John Cort (impresario) - Going Legitimate

Going Legitimate

Like John Considine, Cort left Seattle during the depression (and anti-vice reaction) that followed the Panic of 1893, but returned after the Klondike Gold Rush to build the Grand Opera House (opened 1900) on Cherry Street. Geographically he had crossed north of "the Deadline", Yesler Way, out of the vice-ridden "restricted zone". Artistically, he had crossed from variety entertainment into legitimate theater.

With Considine, he played a major role in one of the country's rising fraternal organizations: just before the turn of the century they founded what became the Fraternal Order of Eagles (F.O.E.). A third founder, H. L. Leavitt, soon bolted to found the Loyal Order of Moose.

By 1903, Cort's Northwestern Theatrical Association controlled 37 theaters in the American West, allowing him to compete with some success against the Eastern entertainment establishment. He signed an agreement with Marcus Klaw and Abraham Erlanger, then the country's leading booking agents of dramatic talent, and his theaters became part of the Klaw and Erlanger Circuit. At this point, he was Seattle's leading theatrical impresario.

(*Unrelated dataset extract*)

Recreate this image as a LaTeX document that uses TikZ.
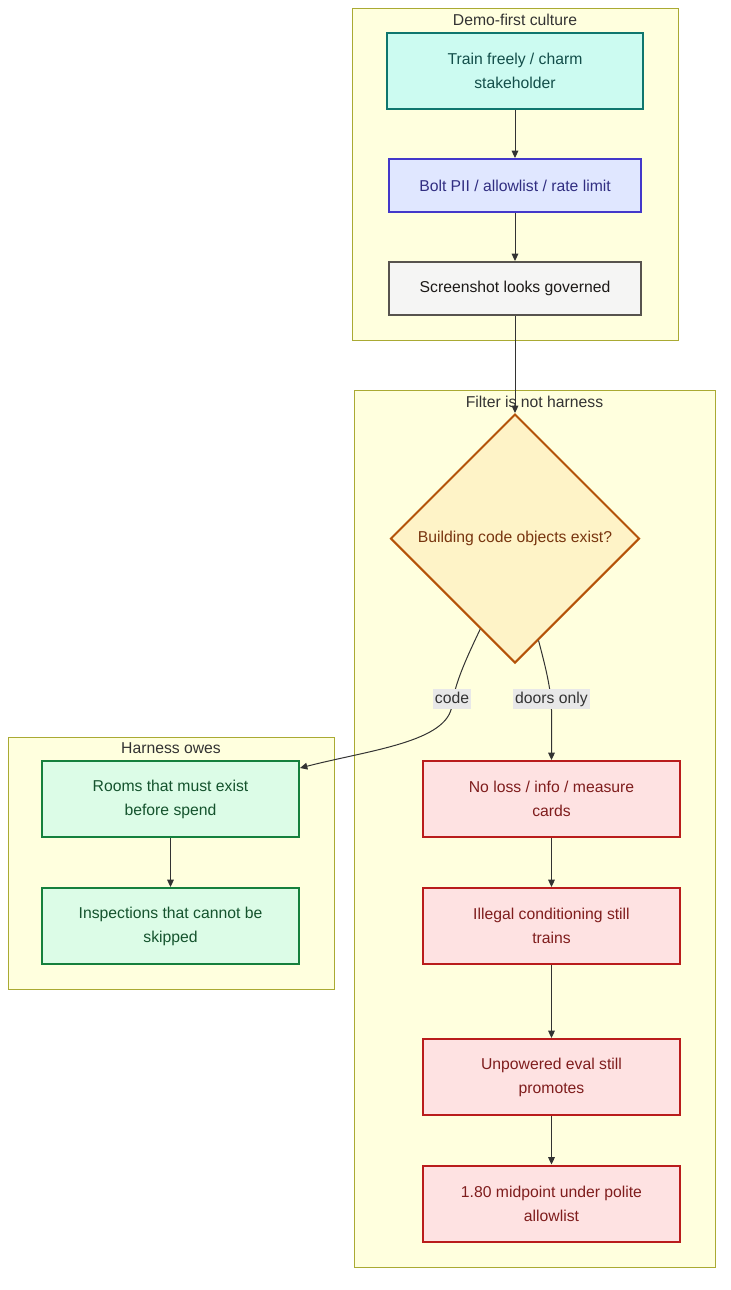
\documentclass[tikz,border=0pt]{standalone}
\usepackage{fontspec}
\setmainfont{Liberation Sans}
\usetikzlibrary{shapes.geometric,arrows.meta}
\definecolor{clfill}{HTML}{FFFFDE}
\definecolor{clline}{HTML}{AAAA33}
\definecolor{txt}{HTML}{333333}
\definecolor{tealf}{HTML}{CCFBF1}\definecolor{teals}{HTML}{0F766E}\definecolor{tealt}{HTML}{134E4A}
\definecolor{indf}{HTML}{E0E7FF}\definecolor{inds}{HTML}{4338CA}\definecolor{indt}{HTML}{312E81}
\definecolor{greyf}{HTML}{F5F5F4}\definecolor{greys}{HTML}{57534E}\definecolor{greyt}{HTML}{1C1917}
\definecolor{ambf}{HTML}{FEF3C7}\definecolor{ambs}{HTML}{B45309}\definecolor{ambt}{HTML}{78350F}
\definecolor{grnf}{HTML}{DCFCE7}\definecolor{grns}{HTML}{15803D}\definecolor{grnt}{HTML}{14532D}
\definecolor{redf}{HTML}{FEE2E2}\definecolor{reds}{HTML}{B91C1C}\definecolor{redt}{HTML}{7F1D1D}
\definecolor{lblf}{HTML}{E8E8E8}
\begin{document}
\begin{tikzpicture}[x=0.75pt,y=-0.75pt,
  every node/.style={font=\fontsize{11.8pt}{18pt}\selectfont},
  cluster/.style={draw=clline,fill=clfill,line width=0.75pt},
  ctitle/.style={text=txt,inner sep=0pt},
  box/.style={rectangle,line width=1.5pt,align=center,inner sep=0pt,minimum width=192pt,minimum height=57pt},
  tealbox/.style={box,draw=teals,fill=tealf,text=tealt},
  indbox/.style={box,draw=inds,fill=indf,text=indt,minimum width=189pt,minimum height=39.75pt},
  greybox/.style={box,draw=greys,fill=greyf,text=greyt,minimum width=189pt,minimum height=39.75pt},
  grnbox/.style={box,draw=grns,fill=grnf,text=grnt,minimum width=192.75pt},
  redbox/.style={box,draw=reds,fill=redf,text=redt,minimum width=192.75pt},
  decision/.style={diamond,aspect=1,line width=1.5pt,draw=ambs,fill=ambf,text=ambt,minimum width=186.75pt,minimum height=186.75pt,inner sep=0pt},
  edge/.style={draw=txt,line width=0.75pt,-{Triangle[length=5.5pt,width=5pt]}},
  elabel/.style={fill=lblf,text=txt,inner sep=1.5pt,text height=9pt,text depth=2.5pt}
]
\useasboundingbox (0,0) rectangle (731,1290);
% clusters
\draw[cluster] (352,8) rectangle (678,340);
\node[ctitle] (t1) at (515,20) {Demo-first culture};
\draw[cluster] (354,390) rectangle (715,1267);
\node[ctitle] (t2) at (534.5,402) {Filter is not harness};
\draw[cluster] (8,737) rectangle (334,989);
\node[ctitle] (t3) at (171,748) {Harness owes};
% nodes
\node[tealbox] (A) at (515,71) {Train freely / charm\\stakeholder};
\node[indbox] (B) at (515,185.5) {Bolt PII / allowlist / rate limit};
\node[greybox] (C) at (515,288.5) {Screenshot looks governed};
\node[decision] (D) at (515,538.5) {\raisebox{-1.5pt}{Building code objects exist?}};
\node[grnbox] (H1) at (170.5,799) {Rooms that must exist\\before spend};
\node[grnbox] (H2) at (170.5,926) {Inspections that cannot be\\skipped};
\node[redbox] (R1) at (551.5,799) {No loss / info / measure\\cards};
\node[redbox] (R2) at (551.5,926) {Illegal conditioning still\\trains};
\node[redbox] (R3) at (551.5,1077) {Unpowered eval still\\promotes};
\node[redbox] (R4) at (551.5,1203.5) {1.80 midpoint under polite\\allowlist};
% edges
\draw[edge] (A) -- (B);
\draw[edge] (B) -- (C);
\draw[edge] (C) -- (D.north);
\draw[edge] (D.249) .. controls (468,655) and (455,682) .. (452,705)
  .. controls (448,742) and (370,750) .. ([yshift=-6pt]H1.north east);
\draw[edge] (D.283) .. controls (545,665) and (551.5,690) .. (551.5,710) -- (R1.north);
\draw[edge] (H1) -- (H2);
\draw[edge] (R1) -- (R2);
\draw[edge] (R2) -- (R3);
\draw[edge] (R3) -- (R4);
\node[elabel] (L1) at (452,699) {code};
\node[elabel] (L2) at (551.5,699) {doors only};
\end{tikzpicture}
\end{document}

However, Klaw and Erlanger were more focused on box-office potential than artistic merit, and Cort's position in the market had given him an audience with some critical faculties. If people were being offered badly produced plays, they would skip legitimate theater entirely and go see a vaudeville.

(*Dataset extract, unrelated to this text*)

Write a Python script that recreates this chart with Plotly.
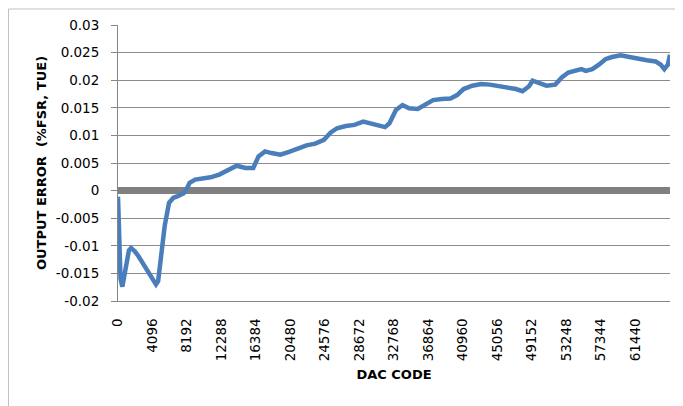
import plotly.graph_objects as go

# DAC code and total unadjusted error (%FSR)
dac_code = [0, 100, 300, 518, 780, 1300, 1550, 2000, 2435, 3212, 3990, 4507, 4766,
            5180, 5543, 6061, 6579, 7100, 7771, 8133, 8496, 9170, 9950, 10986, 12019,
            13054, 14090, 15126, 16060, 16681, 17458, 18236, 19272, 20308, 21344,
            22380, 23415, 24451, 25228, 26005, 27041, 28079, 29115, 30151, 31187,
            31705, 32223, 32999, 33777, 34554, 35590, 36626, 37404, 38440, 39476,
            40253, 41030, 42066, 43102, 44138, 45174, 46210, 47246, 48023, 48800,
            49217, 49838, 50873, 51910, 52688, 53465, 54501, 55019, 55537, 56314,
            57091, 57868, 58645, 59681, 60717, 61753, 62789, 63824, 64445, 64861,
            65275, 65535]
tue = [-0.0011, -0.0089, -0.0160, -0.0174, -0.0149, -0.0108, -0.0104, -0.0110,
       -0.0119, -0.0137, -0.0155, -0.0170, -0.0164, -0.0113, -0.0064, -0.0022,
       -0.0013, -0.0010, -0.0005, 0.0002, 0.0014, 0.0020, 0.0021, 0.0024, 0.0029,
       0.0037, 0.0045, 0.0041, 0.0041, 0.0062, 0.0071, 0.0068, 0.0065, 0.0070,
       0.0076, 0.0082, 0.0085, 0.0092, 0.0105, 0.0113, 0.0117, 0.0119, 0.0125,
       0.0121, 0.0119, 0.0115, 0.0122, 0.0146, 0.0155, 0.0149, 0.0148, 0.0158,
       0.0164, 0.0166, 0.0167, 0.0173, 0.0184, 0.0190, 0.0193, 0.0192, 0.0190,
       0.0187, 0.0184, 0.0180, 0.0189, 0.0199, 0.0195, 0.0190, 0.0192, 0.0205,
       0.0214, 0.0217, 0.0220, 0.0217, 0.0220, 0.0228, 0.0238, 0.0242, 0.0245,
       0.0242, 0.0238, 0.0236, 0.0234, 0.0228, 0.0220, 0.0228, 0.0246]

ideal_code = [0, 65535]
ideal = [0, 0]

x_ticks = [0, 4096, 8192, 12288, 16384, 20480, 24576, 28672, 32768, 36864,
           40960, 45056, 49152, 53248, 57344, 61440]
x_labels = [str(v) for v in x_ticks]
y_ticks = [0.03, 0.025, 0.02, 0.015, 0.01, 0.005, 0, -0.005, -0.01, -0.015, -0.02]
y_labels = ["0.03", "0.025", "0.02", "0.015", "0.01", "0.005", "0",
            "-0.005", "-0.01", "-0.015", "-0.02"]

fig = go.Figure()
fig.add_trace(go.Scatter(x=ideal_code, y=ideal, mode="lines",
                         line=dict(color="#808080", width=7), hoverinfo="skip"))
fig.add_trace(go.Scatter(x=dac_code, y=tue, mode="lines",
                         line=dict(color="#4a7ebb", width=4.5)))

font = "'DejaVu Sans', sans-serif"
fig.update_layout(
    width=675, height=398,
    margin=dict(l=110, r=13, t=17, b=105),
    paper_bgcolor="white", plot_bgcolor="white",
    showlegend=False,
    font=dict(family=font, size=13.5, color="#000000"),
    shapes=[dict(type="rect", xref="paper", yref="paper",
                 x0=-0.1984, x1=1.05, y0=-0.5, y1=1.058,
                 line=dict(color="#c0c0c0", width=1), fillcolor="rgba(0,0,0,0)",
                 layer="below")],
)
fig.update_xaxes(
    range=[0, 65535], tickmode="array", tickvals=x_ticks, ticktext=x_labels,
    tickangle=-90, showgrid=False, zeroline=False, automargin=False,
    showline=True, linecolor="#868686", linewidth=1,
    ticks="", ticklabelstandoff=11,
    tickfont=dict(size=13.5, family=font),
    title=dict(text="<b>DAC CODE</b>", font=dict(size=13, family=font), standoff=9),
)
fig.update_yaxes(
    range=[-0.02, 0.03], tickmode="array", tickvals=y_ticks, ticktext=y_labels,
    showgrid=True, gridcolor="#8c8c8c", gridwidth=1, zeroline=False, automargin=False,
    showline=True, linecolor="#868686", linewidth=1,
    ticks="outside", ticklen=6, tickcolor="#868686", ticklabelstandoff=9,
    tickfont=dict(size=13.5, family=font),
    title=dict(text="<b>OUTPUT ERROR  (%FSR, TUE)</b>", font=dict(size=13, family=font),
               standoff=6),
)

fig.write_html("out.html")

In 1910, Cort helped organize the Independent National Theatre Owner's Association, a group of circuits that tried to break away from the New York-based syndicates. Allied with the independent Shubert Organization, these added up to 1200 theaters nationally. They eventually forced Klaw and Erlanger to allow theaters to book both Klaw/Erlanger productions and others. Still, while the fight was on, Klaw and Erlanger had backed construction of Seattle's new Metropolitan Theatre in the prestigious Metropolitan Tract. Cort, in turn, headed for New York, where he became a notable producer and manager, as well as the founder of New York's Cort Theatre.

In the summers of 1916-1918, Ruby Stevens (the future Barbara Stanwyck), travelled with the show, watching her elder sister Mildred perform.